Bien que toutes les violations du droit international doivent être condamnées, l’ampleur et la gravité des violations commises par Israël à l’encontre des droits des Palestiniens dépassent largement celles commises par les groupes militants à l’encontre d’Israël et ses citoyens. C’est pourquoi il est logique que CJPMO et d’autres groupes des droits de l’homme accordent une attention particulière à de telles violations. Par exemple, le nombre total d’Israéliens ayant trouvé la mort dans les huit dernières années en raison d’attaques à la roquette en provenance de Gaza ne dépasse pas 30. Pourtant, le gouvernement israélien prétend que les attaques à la roquette l’ont contraint à lancer un assaut de 22 jours le 27 décembre 2008 ayant causé la mort de 1400 personnes – la plupart des civils, y compris 300 enfants. De plus, l’occupation israélienne des territoires palestiniens depuis 1967 est l’une des plus longues de l’histoire contemporaine et, en tant que telle, mérite une attention particulière.

Ensuite, malgré son bilan déplorable en matière de droits de l’homme et de droit humanitaire, Israël aspire à une place parmi les démocraties libérales occidentales. Il a cherché à obtenir du soutien et un statut préférentiel auprès de l’Europe, du Canada et des États-Unis prétendant être une île de démocratie libérale dans une mer de despotisme. Il est donc tout à fait raisonnable de demander à Israël d’être à la hauteur des normes internationales en termes de droits humains, dans l’espoir de convaincre éventuellement Israël d’améliorer ses pratiques en matière de droits de l’homme vis-à-vis des Palestiniens.

 

CJPMO questionne-t-elle le droit d’Israël d’exister ?

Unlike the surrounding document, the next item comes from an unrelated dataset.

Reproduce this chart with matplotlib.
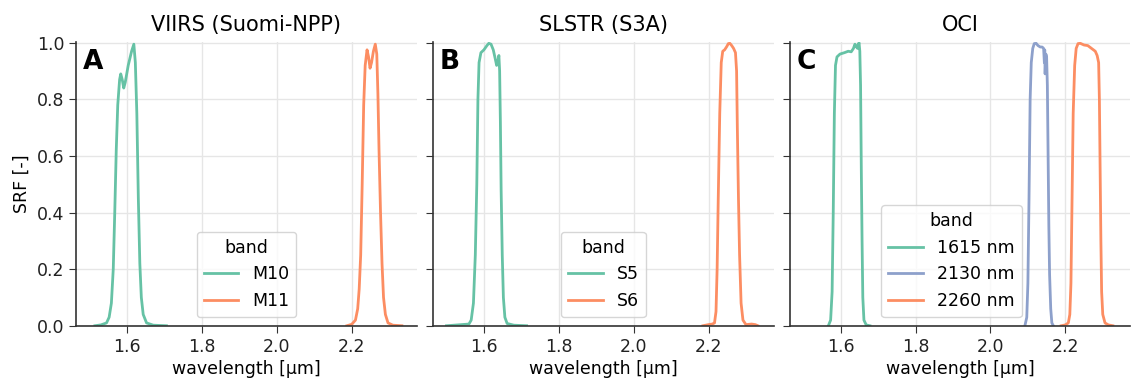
import matplotlib
matplotlib.use("Agg")
import matplotlib.pyplot as plt

# spectral response functions, wavelength in um, SRF normalised to 1
viirs_m10_wl = [1.514, 1.530, 1.545, 1.552, 1.558, 1.563, 1.567, 1.571, 1.575, 1.580,
                1.583, 1.587, 1.591, 1.595, 1.603, 1.612, 1.618, 1.622, 1.626, 1.630,
                1.634, 1.638, 1.643, 1.652, 1.670, 1.705]
viirs_m10 = [0.0, 0.003, 0.01, 0.03, 0.08, 0.2, 0.4, 0.62, 0.78, 0.87,
             0.89, 0.87, 0.84, 0.86, 0.92, 0.97, 0.995, 0.93, 0.75, 0.45,
             0.22, 0.10, 0.04, 0.01, 0.002, 0.0]

viirs_m11_wl = [2.187, 2.200, 2.210, 2.216, 2.220, 2.224, 2.228, 2.232, 2.236, 2.241,
                2.245, 2.249, 2.253, 2.258, 2.263, 2.267, 2.270, 2.273, 2.277, 2.281,
                2.285, 2.290, 2.297, 2.310, 2.334]
viirs_m11 = [0.0, 0.005, 0.02, 0.06, 0.13, 0.25, 0.5, 0.78, 0.92, 0.975,
             0.95, 0.91, 0.93, 0.97, 0.995, 0.96, 0.82, 0.62, 0.40, 0.22,
             0.10, 0.04, 0.01, 0.002, 0.0]

slstr_s5_wl = [1.500, 1.520, 1.540, 1.560, 1.566, 1.572, 1.577, 1.581, 1.584, 1.587,
               1.592, 1.600, 1.608, 1.613, 1.619, 1.625, 1.630, 1.634, 1.638, 1.640,
               1.642, 1.644, 1.646, 1.649, 1.652, 1.656, 1.662, 1.680, 1.714]
slstr_s5 = [0.0, 0.002, 0.004, 0.006, 0.02, 0.08, 0.25, 0.5, 0.8, 0.93,
            0.965, 0.975, 0.99, 0.998, 0.995, 0.975, 0.945, 0.92, 0.94, 0.955,
            0.90, 0.72, 0.48, 0.25, 0.10, 0.03, 0.008, 0.002, 0.0]

slstr_s6_wl = [2.185, 2.200, 2.210, 2.216, 2.220, 2.223, 2.226, 2.230, 2.234, 2.238,
               2.243, 2.248, 2.253, 2.257, 2.262, 2.267, 2.272, 2.275, 2.277, 2.280,
               2.283, 2.287, 2.292, 2.300, 2.315, 2.325, 2.332]
slstr_s6 = [0.0, 0.004, 0.006, 0.01, 0.05, 0.2, 0.45, 0.75, 0.93, 0.97,
            0.975, 0.985, 0.997, 0.998, 0.99, 0.98, 0.965, 0.90, 0.70, 0.45,
            0.25, 0.08, 0.02, 0.004, 0.006, 0.004, 0.0]

oci_1615_wl = [1.567, 1.573, 1.577, 1.580, 1.583, 1.586, 1.590, 1.598, 1.610, 1.620,
               1.628, 1.634, 1.638, 1.642, 1.645, 1.647, 1.649, 1.651, 1.653, 1.655,
               1.657, 1.659, 1.662, 1.668, 1.678]
oci_1615 = [0.0, 0.02, 0.12, 0.4, 0.75, 0.92, 0.95, 0.96, 0.965, 0.97,
            0.968, 0.98, 0.995, 0.985, 0.98, 0.995, 1.0, 0.97, 0.85, 0.55,
            0.30, 0.10, 0.02, 0.003, 0.0]

oci_2130_wl = [2.092, 2.097, 2.100, 2.103, 2.106, 2.109, 2.113, 2.117, 2.122, 2.127,
               2.133, 2.138, 2.142, 2.144, 2.145, 2.146, 2.148, 2.150, 2.152, 2.154,
               2.156, 2.158, 2.161, 2.164, 2.168]
oci_2130 = [0.0, 0.03, 0.15, 0.45, 0.8, 0.93, 0.98, 0.997, 0.998, 0.99,
            0.985, 0.985, 0.98, 0.93, 0.975, 0.89, 0.96, 0.95, 0.85, 0.6,
            0.35, 0.18, 0.06, 0.01, 0.0]

oci_2260_wl = [2.189, 2.200, 2.208, 2.212, 2.215, 2.218, 2.221, 2.225, 2.229, 2.234,
               2.240, 2.250, 2.260, 2.268, 2.275, 2.280, 2.285, 2.289, 2.291, 2.293,
               2.295, 2.297, 2.300, 2.306, 2.315, 2.327]
oci_2260 = [0.0, 0.003, 0.01, 0.04, 0.15, 0.45, 0.75, 0.92, 0.98, 0.997,
            0.998, 0.992, 0.99, 0.982, 0.975, 0.97, 0.955, 0.93, 0.8, 0.55,
            0.3, 0.12, 0.04, 0.01, 0.003, 0.0]

green, orange, blue = "#66c2a5", "#fc8d62", "#8da0cb"

panels = [
    ("VIIRS (Suomi-NPP)", "A", [("M10", viirs_m10_wl, viirs_m10, green),
                                ("M11", viirs_m11_wl, viirs_m11, orange)]),
    ("SLSTR (S3A)", "B", [("S5", slstr_s5_wl, slstr_s5, green),
                          ("S6", slstr_s6_wl, slstr_s6, orange)]),
    ("OCI", "C", [("1615 nm", oci_1615_wl, oci_1615, green),
                  ("2130 nm", oci_2130_wl, oci_2130, blue),
                  ("2260 nm", oci_2260_wl, oci_2260, orange)]),
]
legend_x = [0.5, 0.5, 0.475]

plt.rcParams["font.family"] = "DejaVu Sans"
fig, axes = plt.subplots(1, 3, figsize=(11.35, 3.81), dpi=100, sharex=True, sharey=True)
fig.subplots_adjust(left=0.067, right=0.996, bottom=0.145, top=0.89, wspace=0.047)

for ax, (title, letter, bands), lx in zip(axes, panels, legend_x):
    for name, wl, srf, col in bands:
        ax.plot(wl, srf, color=col, lw=2, label=name)
    ax.set_title(title, fontsize=15, pad=8)
    ax.text(0.02, 0.975, letter, transform=ax.transAxes, fontsize=19,
            fontweight="bold", va="top", ha="left")
    ax.set_xlabel("wavelength [µm]", fontsize=12.5, labelpad=3)
    ax.grid(True, color="#e6e6e6", lw=1)
    ax.set_axisbelow(True)
    for s in ["top", "right"]:
        ax.spines[s].set_visible(False)
    for s in ["left", "bottom"]:
        ax.spines[s].set_color("#333333")
        ax.spines[s].set_linewidth(1.2)
    ax.tick_params(labelsize=12.5, colors="#333333", labelcolor="#222222", length=5)
    ax.legend(title="band", loc="lower center", bbox_to_anchor=(lx, 0.0),
              fontsize=12.5, title_fontsize=12.5, framealpha=0.8, edgecolor="#cccccc")

axes[0].set_xlim(1.4636, 2.374)
axes[0].set_ylim(0, 1.003)
axes[0].set_xticks([1.6, 1.8, 2.0, 2.2])
axes[0].set_yticks([0.0, 0.2, 0.4, 0.6, 0.8, 1.0])
axes[0].set_ylabel("SRF [-]", fontsize=12.5)

fig.savefig("out.png", dpi=100)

Non. CJPMO croit qu’Israël est une présence établie au Moyen-Orient et ne devrait pas craindre pour sa survie. CJPMO comprend que la « solution des deux États » – c’est-à-dire un État palestinien coexistant avec un État israélien dans la paix et la sécurité – constitue la solution la plus largement acceptable au présent conflit. Cette approche reconnait implicitement le concept et la position éthique à l’effet qu’Israël doit continuer d’exister même si sa création s’est traduite par la dépossession d’un autre peuple, les Palestiniens. Toutefois, parce que CJPMO croit que la dépossession des Palestiniens par Israël – tant en Israël que dans les territoires palestiniens occupés (TPO) – est toujours en cours et s’intensifie, elle croit qu’il est de plus en plus critique qu’Israël cesse ses violations des droits de l’homme. Une telle position, néanmoins, ne pourrait jamais être assimilée à une suggestion de démanteler Israël ou de toute autre menace à son existence.



[1] Voir la prise de position de CJPMO “Humanitarian & Political Crisis in Gaza”, 12 january 2008; voir également la fiche-info de CJPMO « Attaques de roquettes Qassam à partir de la bande de Gaza »,janvier 2009.

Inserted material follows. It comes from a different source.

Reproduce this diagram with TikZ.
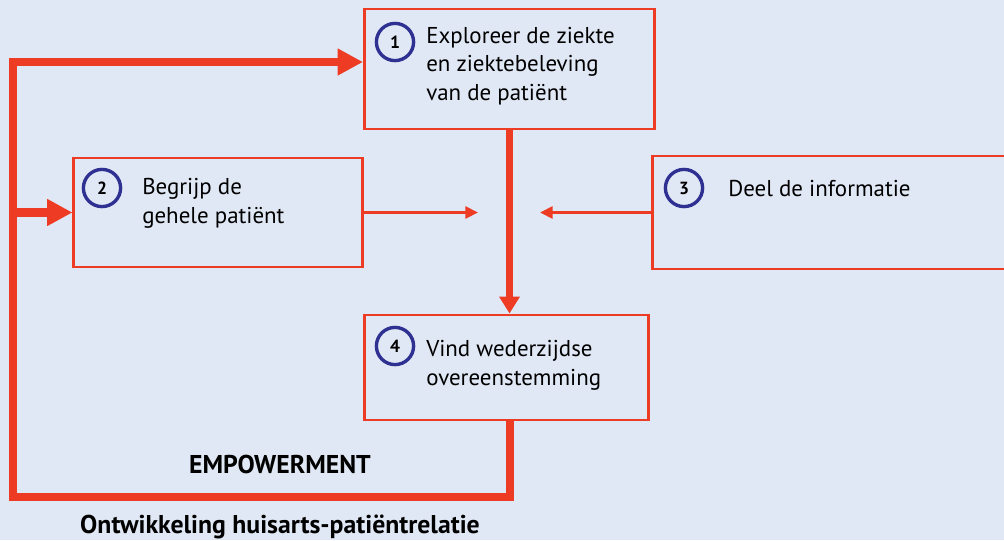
\documentclass[tikz,border=0pt]{standalone}
\usepackage{fontspec}
\setmainfont{PT Sans}
\usepackage{tikz}
\usetikzlibrary{arrows.meta,positioning}
\definecolor{linkred}{HTML}{EE3B24}
\definecolor{stepblue}{HTML}{2E3192}
\definecolor{pagebg}{HTML}{E1E8F5}

\begin{document}
\begin{tikzpicture}[
        x=0.025cm, y=-0.025cm,
        every node/.style={font=\fontsize{16.3}{20.2}\selectfont, inner sep=0pt},
        stepbox/.style={draw=linkred, line width=2.1pt, fill=pagebg},
        numring/.style={circle, draw=stepblue, line width=2.4pt, minimum size=0.93cm,
            font=\fontsize{12.5}{14}\selectfont\bfseries},
        steptxt/.style={anchor=base west, align=left},
        bigl/.style={draw=linkred, line width=5.7pt, -{Triangle[length=18pt,width=18pt]}},
        midl/.style={draw=linkred, line width=5pt, -{Triangle[length=12pt,width=14pt]}},
        thinl/.style={draw=linkred, line width=2.1pt, -{Triangle[length=9pt,width=8.5pt]}},
        headtxt/.style={font=\fontsize{18.3}{21}\selectfont\bfseries}
    ]
    \useasboundingbox (0,0) rectangle (1004,540);
    \clip (0,0) rectangle (1004,540);
    \fill[pagebg] (0,0) rectangle (1004,540);

    % =============== vier stappen ===============
    \node[stepbox, minimum width=7.25cm, minimum height=3cm] (b1) at (509.5,69) {};
    \node[stepbox, minimum width=7.2cm, minimum height=2.725cm] (b2) at (218,212.5) {};
    \node[stepbox, minimum width=9.05cm, minimum height=2.825cm] (b3) at (834,212.5) {};
    \node[stepbox, minimum width=7.075cm, minimum height=2.625cm] (b4) at (506.5,367.5) {};

    \node[numring] (n1) at (395,42) {1};
    \node[numring] (n2) at (102,188) {2};
    \node[numring] (n3) at (684,188) {3};
    \node[numring] (n4) at (395,346) {4};

    % basislijn van de laatste regel
    \node[steptxt] (t1) at (426,100) {Exploreer de ziekte\\en ziektebeleving\\van de patiënt};
    \node[steptxt] (t2) at (142,223) {Begrijp de\\gehele patiënt};
    \node[steptxt] (t3) at (728,196) {Deel de informatie};
    \node[steptxt] (t4) at (426,385) {Vind wederzijdse\\overeenstemming};

    % =============== pijlen ===============
    \coordinate (lp) at (13,497);
    \coordinate (m2) at (478,212.5);
    \coordinate (m3) at (540,212.5);

    \draw[midl] (b1.south) -- (b1.south |- b4.north);
    \draw[thinl] (b2.east) -- (m2);
    \draw[thinl] (b3.west) -- (m3);

    % lus: empowerment terug naar stap 1
    \draw[bigl] (b4.south -| b1.south) |- (lp) |- (b1.west |- 0,62);
    \draw[bigl] (b2.west -| lp) -- (b2.west);

    \node[headtxt, anchor=base] (emp) at (280,473) {EMPOWERMENT};
    \node[headtxt, anchor=base] (rel) at (280,533) {Ontwikkeling huisarts-patiëntrelatie};
\end{tikzpicture}
\end{document}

[2] Voir la prise de position de CJPMO «Relever le défi : Une proposition de CJPMO pour la politique canadienne au Moyen-Orient», août 2009, pages 27 et 28.

[3] Voir la prise de position de CJPMO «Répondre aux récents rapports des droits de l’homme sur Gaza», décembre 2009.

[4] Voir le communiqué de presse de CJPMO “Canadian position on humanitarian relief to Gaza an enigma”, 16 février 2007.

[5] Voir la prise de position de CJPMO «Violences israéliennes au Liban», juillet 2006.

[6] Voir la prise de position de CJPMO, «Pour une politique canadienne positive et permanente au Moyen-Orient», juin 2007.

[7] Voir le communiqué de presse de CJPMO « Les civils se font tuer à Gaza », 5 janvier 2009; voir également la prise de position de CJPMO, «Violences israéliennes au Liban», juillet 2006 et «La guerre d’Israël sur Gaza»,janvier 2009.

[8] Voir le communiqué de presse de CJPMO “CJPME echoes concerns raised in Human Rights Watch Report concerning Palestinian Factions,” 31 juillet 2008.

[9] Voir la fiche-info de CJPMO «Le Hamas et les élections palestiniennes 2006», février 2006.

[10] Voir la prise de position de CJPMO «Relever le défi: Une proposition de CJPMO pour la politique canadienne au Moyen-Orient», août 2009, pages 10 et 11.

[11] Voir la fiche-info de CJPMO : «L’Égypte de l’après Moubarak», juillet 2010.